== Given problem ==
From the entries below, pull out each line where "that" appears.

START

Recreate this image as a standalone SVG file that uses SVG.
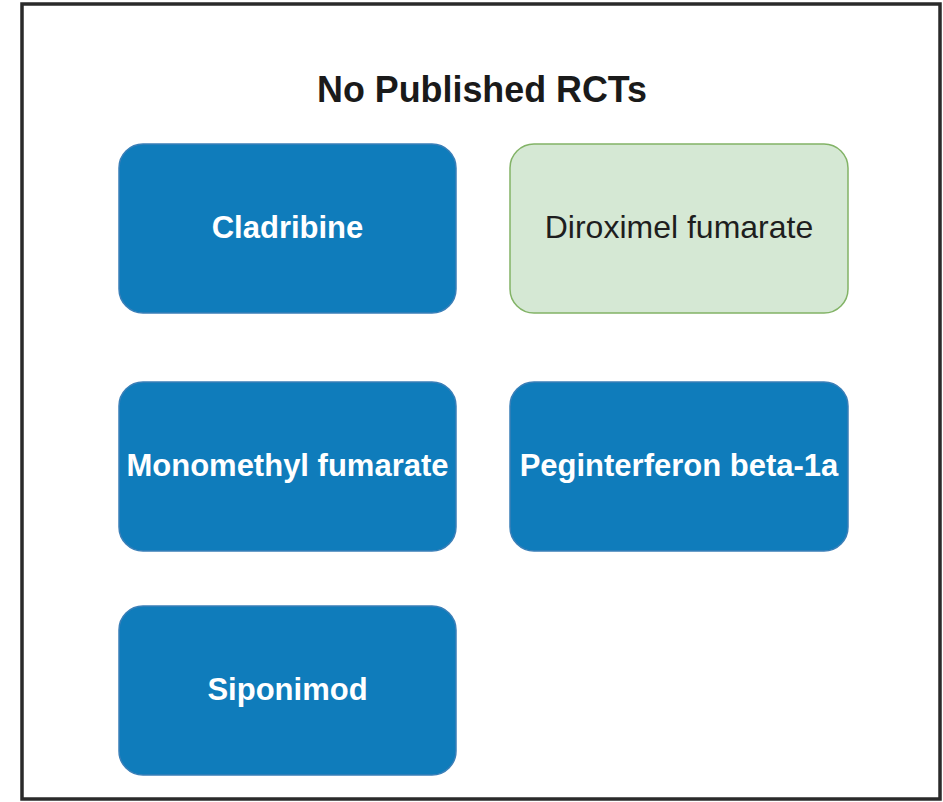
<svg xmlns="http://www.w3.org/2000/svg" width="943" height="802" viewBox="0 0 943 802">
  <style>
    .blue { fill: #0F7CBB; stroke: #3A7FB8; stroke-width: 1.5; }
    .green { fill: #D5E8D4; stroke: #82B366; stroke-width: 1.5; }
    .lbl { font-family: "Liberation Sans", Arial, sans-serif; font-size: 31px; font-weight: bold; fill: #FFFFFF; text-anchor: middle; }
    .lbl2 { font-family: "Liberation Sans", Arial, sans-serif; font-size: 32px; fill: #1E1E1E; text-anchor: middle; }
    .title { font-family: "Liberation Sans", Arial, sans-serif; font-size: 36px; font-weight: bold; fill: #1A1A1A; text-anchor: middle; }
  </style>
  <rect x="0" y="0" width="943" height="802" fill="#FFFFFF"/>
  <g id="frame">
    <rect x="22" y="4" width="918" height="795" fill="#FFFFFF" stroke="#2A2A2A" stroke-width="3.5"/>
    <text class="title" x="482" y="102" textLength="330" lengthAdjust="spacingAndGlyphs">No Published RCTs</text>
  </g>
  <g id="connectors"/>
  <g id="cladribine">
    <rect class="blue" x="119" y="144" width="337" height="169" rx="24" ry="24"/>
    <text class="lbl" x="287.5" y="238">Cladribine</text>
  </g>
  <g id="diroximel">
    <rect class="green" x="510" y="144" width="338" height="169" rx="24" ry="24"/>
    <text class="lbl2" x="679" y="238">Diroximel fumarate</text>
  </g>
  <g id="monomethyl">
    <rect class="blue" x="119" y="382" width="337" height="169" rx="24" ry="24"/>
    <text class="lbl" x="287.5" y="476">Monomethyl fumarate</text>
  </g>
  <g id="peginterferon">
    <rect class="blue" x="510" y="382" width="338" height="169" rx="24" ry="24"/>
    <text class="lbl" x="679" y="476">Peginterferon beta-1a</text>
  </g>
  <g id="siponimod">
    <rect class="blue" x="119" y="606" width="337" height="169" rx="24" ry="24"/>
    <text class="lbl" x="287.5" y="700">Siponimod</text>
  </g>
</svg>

END
START

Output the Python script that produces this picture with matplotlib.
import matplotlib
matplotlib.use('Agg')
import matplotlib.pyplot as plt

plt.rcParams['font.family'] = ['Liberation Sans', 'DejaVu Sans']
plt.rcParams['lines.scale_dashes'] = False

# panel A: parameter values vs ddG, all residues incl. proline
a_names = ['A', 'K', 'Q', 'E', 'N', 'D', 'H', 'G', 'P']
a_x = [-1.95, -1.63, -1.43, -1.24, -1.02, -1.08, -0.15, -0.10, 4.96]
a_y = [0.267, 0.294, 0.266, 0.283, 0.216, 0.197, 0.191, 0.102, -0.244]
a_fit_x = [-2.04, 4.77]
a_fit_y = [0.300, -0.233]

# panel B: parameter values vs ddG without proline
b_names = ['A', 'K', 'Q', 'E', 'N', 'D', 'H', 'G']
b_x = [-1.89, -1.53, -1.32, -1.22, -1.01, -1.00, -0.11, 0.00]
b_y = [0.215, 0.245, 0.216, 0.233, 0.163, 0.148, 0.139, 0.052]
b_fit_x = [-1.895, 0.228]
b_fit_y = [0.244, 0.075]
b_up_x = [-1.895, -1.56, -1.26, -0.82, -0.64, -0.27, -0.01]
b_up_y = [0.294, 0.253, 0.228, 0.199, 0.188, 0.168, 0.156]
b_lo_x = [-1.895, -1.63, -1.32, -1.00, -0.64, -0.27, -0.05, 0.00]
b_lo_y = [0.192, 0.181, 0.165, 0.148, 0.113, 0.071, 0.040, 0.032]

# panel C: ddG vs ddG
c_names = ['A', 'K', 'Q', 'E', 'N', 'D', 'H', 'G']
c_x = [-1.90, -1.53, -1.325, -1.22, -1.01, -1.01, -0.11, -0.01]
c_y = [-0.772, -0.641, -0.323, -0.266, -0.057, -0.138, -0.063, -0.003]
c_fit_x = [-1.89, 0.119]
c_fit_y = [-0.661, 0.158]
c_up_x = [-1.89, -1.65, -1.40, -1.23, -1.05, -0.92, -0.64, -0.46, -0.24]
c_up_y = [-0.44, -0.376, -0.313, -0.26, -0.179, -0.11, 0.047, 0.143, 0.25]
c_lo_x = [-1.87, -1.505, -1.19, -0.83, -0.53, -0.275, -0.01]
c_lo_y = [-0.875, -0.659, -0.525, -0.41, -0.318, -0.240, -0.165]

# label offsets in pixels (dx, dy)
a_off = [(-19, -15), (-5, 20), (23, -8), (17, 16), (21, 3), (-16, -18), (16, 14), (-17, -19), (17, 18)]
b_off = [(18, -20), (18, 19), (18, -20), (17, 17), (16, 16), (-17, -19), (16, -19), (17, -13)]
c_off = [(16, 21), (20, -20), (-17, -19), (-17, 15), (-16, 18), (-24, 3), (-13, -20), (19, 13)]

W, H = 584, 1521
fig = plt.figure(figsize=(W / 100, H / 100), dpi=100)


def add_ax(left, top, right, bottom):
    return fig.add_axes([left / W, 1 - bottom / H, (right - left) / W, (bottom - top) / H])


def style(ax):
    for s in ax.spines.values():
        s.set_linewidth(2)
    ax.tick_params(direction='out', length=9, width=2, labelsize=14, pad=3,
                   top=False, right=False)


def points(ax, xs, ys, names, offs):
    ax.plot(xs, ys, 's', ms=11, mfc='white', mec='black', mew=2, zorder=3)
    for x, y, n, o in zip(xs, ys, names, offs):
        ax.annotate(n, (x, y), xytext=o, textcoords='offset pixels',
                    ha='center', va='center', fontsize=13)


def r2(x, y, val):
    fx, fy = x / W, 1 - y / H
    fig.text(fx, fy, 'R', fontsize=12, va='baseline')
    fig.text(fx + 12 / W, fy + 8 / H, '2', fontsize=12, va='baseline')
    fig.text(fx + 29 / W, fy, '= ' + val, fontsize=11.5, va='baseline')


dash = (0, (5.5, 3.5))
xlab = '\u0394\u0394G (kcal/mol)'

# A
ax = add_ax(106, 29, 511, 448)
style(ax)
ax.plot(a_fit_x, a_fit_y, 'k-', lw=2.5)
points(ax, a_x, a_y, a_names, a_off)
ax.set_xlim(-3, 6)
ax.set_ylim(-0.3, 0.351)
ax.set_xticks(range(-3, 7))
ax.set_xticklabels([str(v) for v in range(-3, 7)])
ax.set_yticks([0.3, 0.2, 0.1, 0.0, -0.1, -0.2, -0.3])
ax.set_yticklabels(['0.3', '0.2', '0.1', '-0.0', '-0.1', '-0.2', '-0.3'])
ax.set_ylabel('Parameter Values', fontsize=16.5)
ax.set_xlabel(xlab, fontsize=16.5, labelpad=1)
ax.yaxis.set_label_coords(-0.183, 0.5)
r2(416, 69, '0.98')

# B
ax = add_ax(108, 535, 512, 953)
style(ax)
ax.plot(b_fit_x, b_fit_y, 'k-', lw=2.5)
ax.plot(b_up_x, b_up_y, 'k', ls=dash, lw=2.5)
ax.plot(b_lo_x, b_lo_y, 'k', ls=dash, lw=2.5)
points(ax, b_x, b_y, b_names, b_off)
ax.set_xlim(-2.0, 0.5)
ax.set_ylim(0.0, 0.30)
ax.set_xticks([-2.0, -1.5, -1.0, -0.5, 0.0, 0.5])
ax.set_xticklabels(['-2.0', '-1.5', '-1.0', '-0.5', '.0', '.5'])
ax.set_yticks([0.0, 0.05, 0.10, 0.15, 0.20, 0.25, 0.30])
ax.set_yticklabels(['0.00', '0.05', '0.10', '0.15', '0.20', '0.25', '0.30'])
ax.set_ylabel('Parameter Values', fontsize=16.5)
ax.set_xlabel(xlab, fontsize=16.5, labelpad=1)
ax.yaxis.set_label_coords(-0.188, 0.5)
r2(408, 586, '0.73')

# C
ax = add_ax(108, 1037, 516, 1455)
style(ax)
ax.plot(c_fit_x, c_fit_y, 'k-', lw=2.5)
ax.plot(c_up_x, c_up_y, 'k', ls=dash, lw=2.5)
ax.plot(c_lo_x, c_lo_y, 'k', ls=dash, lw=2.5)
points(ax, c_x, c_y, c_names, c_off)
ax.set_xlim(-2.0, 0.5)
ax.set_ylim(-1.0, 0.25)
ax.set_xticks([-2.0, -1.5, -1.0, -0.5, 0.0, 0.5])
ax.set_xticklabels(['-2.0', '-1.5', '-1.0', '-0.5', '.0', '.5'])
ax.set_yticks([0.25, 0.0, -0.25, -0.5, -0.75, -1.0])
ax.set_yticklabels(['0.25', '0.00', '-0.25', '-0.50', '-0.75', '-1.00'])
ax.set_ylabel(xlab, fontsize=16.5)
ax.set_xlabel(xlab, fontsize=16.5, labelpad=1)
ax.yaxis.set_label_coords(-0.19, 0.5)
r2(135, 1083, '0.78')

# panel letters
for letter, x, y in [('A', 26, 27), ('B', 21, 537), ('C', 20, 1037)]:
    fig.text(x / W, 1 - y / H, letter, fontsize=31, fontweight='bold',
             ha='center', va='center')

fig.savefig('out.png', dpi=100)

END

== The result ==
Recreate this image as a standalone SVG file that uses SVG.
Output the Python script that produces this picture with matplotlib.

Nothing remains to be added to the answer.